Ainda que a originalidade não seja a sua principal característica (dado que já anteriormente se publicaram obras com características e objetivos semelhantes[3]), e que um ou outro aspeto pudesse ser melhorado (alargando, por exemplo, as temáticas abordadas ou, ainda, a presença de civis na parte dedicada aos testemunhos), esta é, em nosso entender, uma obra que nos fornece uma perspetiva abrangente sobre a revolução e a transição democrática em Portugal, apresentando pistas interpretativas diversas e particularmente aliciantes. Trata-se de uma obra cuidada, que reúne um conjunto de textos de particular interesse e cuja relevância em termos académicos, didáticos e de divulgação é inegável.

 

[1] Encontro que contou com a participação de vários protagonistas militares → → (como Vasco Lourenço, Sousa e Castro, Pedro ­Pezarat Correia), dirigentes políticos (como Jorge Miranda, João Cravinho, Manuel ­Alegre, Bruto da Costa, Mário Soares, Ângelo Correia, Rui Machete) e outros que atuaram em diferentes domínios como Helena Pato, Adelino Gomes.

[2] A segunda parte da obra reúne sete estudos da autoria de Ana Maria Belchior, Miguel Bandeira Jerónimo, Luís Nuno Rodrigues, David Castaño, Raquel Varela, Ricardo Noronha, Nuno de Almeida Alves (com David Cairns, Tiago Carvalho e Ana Alexandre).

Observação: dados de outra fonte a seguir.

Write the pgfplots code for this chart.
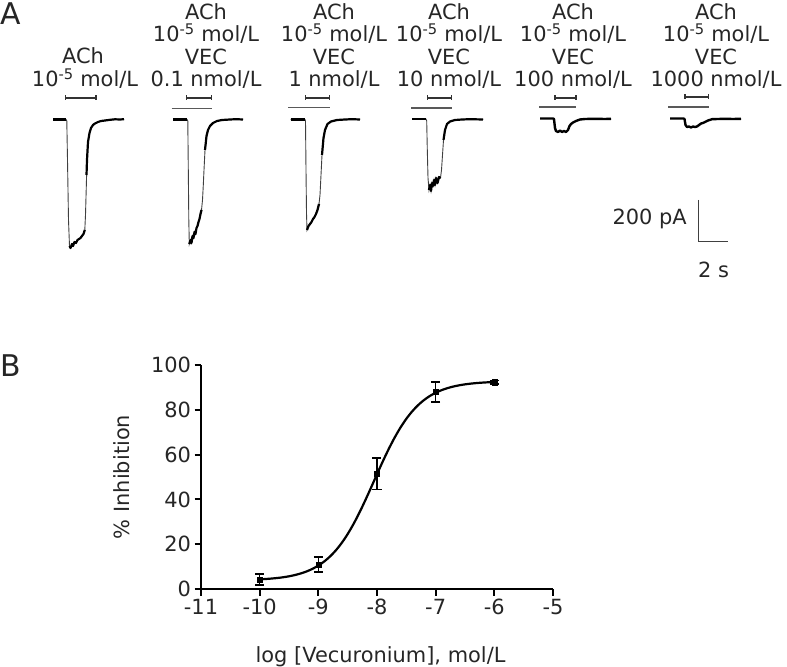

[3] Veja-se, a título de exemplo, a obra Portugal e a Transição para a Democracia (1974-1976). I Curso Livre de Lisboa Contemporânea organizado pela Fundação Mário Soares e Instituto de História Contemporânea da Universidade Nova de Lisboa, Lisboa, ­Colibri, 1999, em que se cruzam textos de testemunhos participantes e estudos académicos sobre a revolução e a transição democrática.